The dying woman in ‘Losers and Winners’ was my last mother-in-law. My current one is in the final stages of Alzheimer’s and there’s little left to her now but to drag out her family’s misery and then die but that’s a topic for another day. With Rita things happened quickly. We got the phone call, rushed to the hospital and waited. And waited. And waited. I suppose we got off light—I don’t think she lasted the night—but I do remember the poet in me stepping to the side and taking notes for future reference as he does, heartless bastard that he is. In the end we were all gathered round the bed holding our breaths in anticipation—will she take another one?—and then she would, and then another and then she ‘held’ her breath longer than any of us could. In life she was a bit of a battle axe and used to getting her way. This was her ‘winning’ one last time.

I was there when my own mother died but I didn’t realise she was dying. I should’ve done but stupidly I got so caught up in the caring process that I failed to be objective. Her insistence that we not call her doctor didn’t help but by the time I’d decided to go against her instructions it was too late; I was literally on the phone when Carrie called through and the next thing we knew we had an ambulance outside the front door not that it did any good. My mother had cancer but she died of pneumonia which was a blessing because her death was quick and painless (at least that was how it appeared) whereas had she survived she would’ve been in for years of pain and a painful death.

In a previous comment I know I’ve talked about the deaths of my parents. You’ll even have the dates. I’ve forgotten them again. I can’t even remember the years. I expect my mum will’ve died about fifteen years ago and my dad seventeen. Something like that. We weren’t a family who celebrated anniversaries. They never even celebrated their own wedding anniversary. I have no recollection of being told when my maternal grandmother died or of any of my aunts or uncles. We were an odd family that way. I’m sure most people will find the fact I don’t commemorate the days my parents died as strange, even cold. Maybe it is. Both. I think of them from time to time but I’ve never understood people who traipse off to lay flowers on a grave once a year. It’s something I’ve never done. It’s something they wouldn’t’ve wanted. My mother said, “Give me flowers when I’m alive to appreciate them.” I’m not sure I ever did. I used to buy her a box of Dairy Milk every now and then. They were her favourites. And “nutty slack” (peanut brittle to you and I) for my dad.

Ken Armstrong said...

Thanks Jim. The 'delay between breaths' thing was the Apnea referred to by the old lady who used to check in. It was utterly nerve-racking until we finally somehow got used to it.

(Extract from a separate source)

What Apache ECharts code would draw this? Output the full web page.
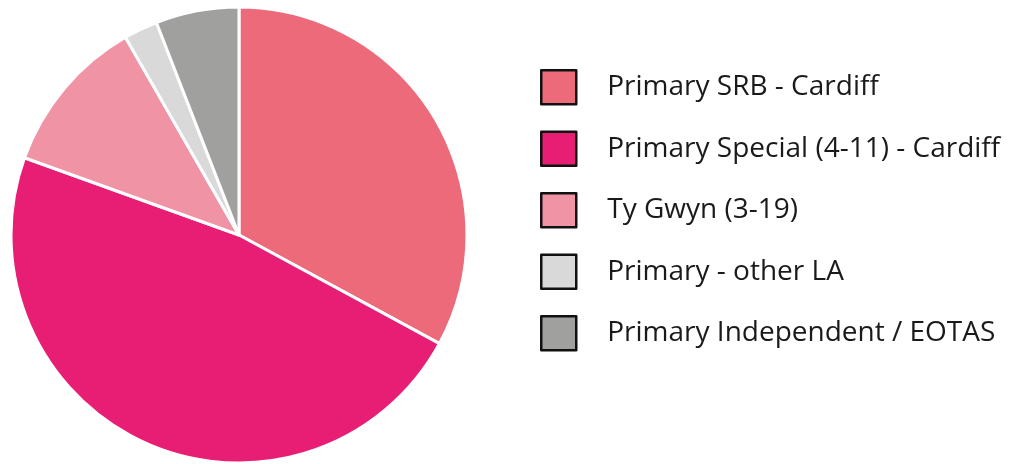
<!DOCTYPE html>
<html><head><meta charset="utf-8">
<script src="https://cdn.jsdelivr.net/npm/echarts@6/dist/echarts.min.js"></script>
<style>html,body{margin:0;padding:0;background:#fff}#c{width:1018px;height:464px}</style>
</head><body><div id="c"></div>
<script>
const categories = ["Primary SRB - Cardiff", "Primary Special (4-11) - Cardiff", "Ty Gwyn (3-19)", "Primary - other LA", "Primary Independent / EOTAS"];
const values = [32.9, 47.6, 11.2, 2.4, 5.9];
const colors = ["#EC6A7A", "#E81E74", "#F093A4", "#D9D9D9", "#A0A09F"];
const chart = echarts.init(document.getElementById('c'));
chart.setOption({
  animation: false,
  legend: {
    orient: 'vertical', left: 540, top: 69, padding: 0,
    itemWidth: 35, itemHeight: 34, itemGap: 25,
    icon: 'rect',
    itemStyle: { borderColor: '#111', borderWidth: 2.5 },
    textStyle: { fontFamily: 'Open Sans', fontSize: 28, color: '#1a1a1a', padding: [0, 0, 0, 26] },
    data: categories
  },
  series: [{
    type: 'pie', center: [239, 235], radius: [0, 228],
    startAngle: 90, clockwise: true,
    label: { show: false }, labelLine: { show: false },
    itemStyle: { borderColor: '#fff', borderWidth: 3 },
    data: categories.map((n, i) => ({ name: n, value: values[i], itemStyle: { color: colors[i] } }))
  }]
});
</script></body></html>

I would have said, 'nutty slack' was a type of coal, if I'd had to make a guess. :)

ND Mitchell said...

Fascinating piece of writing Ken. Thanks for the insight.

Pam Nash said...

So familiar......thank you x

Debbie said...

thank you for sharing this, it is freeing for those who think that we should only nash our teeth and weep at the bedside of those we love before they depart. Your honesty is refreshing.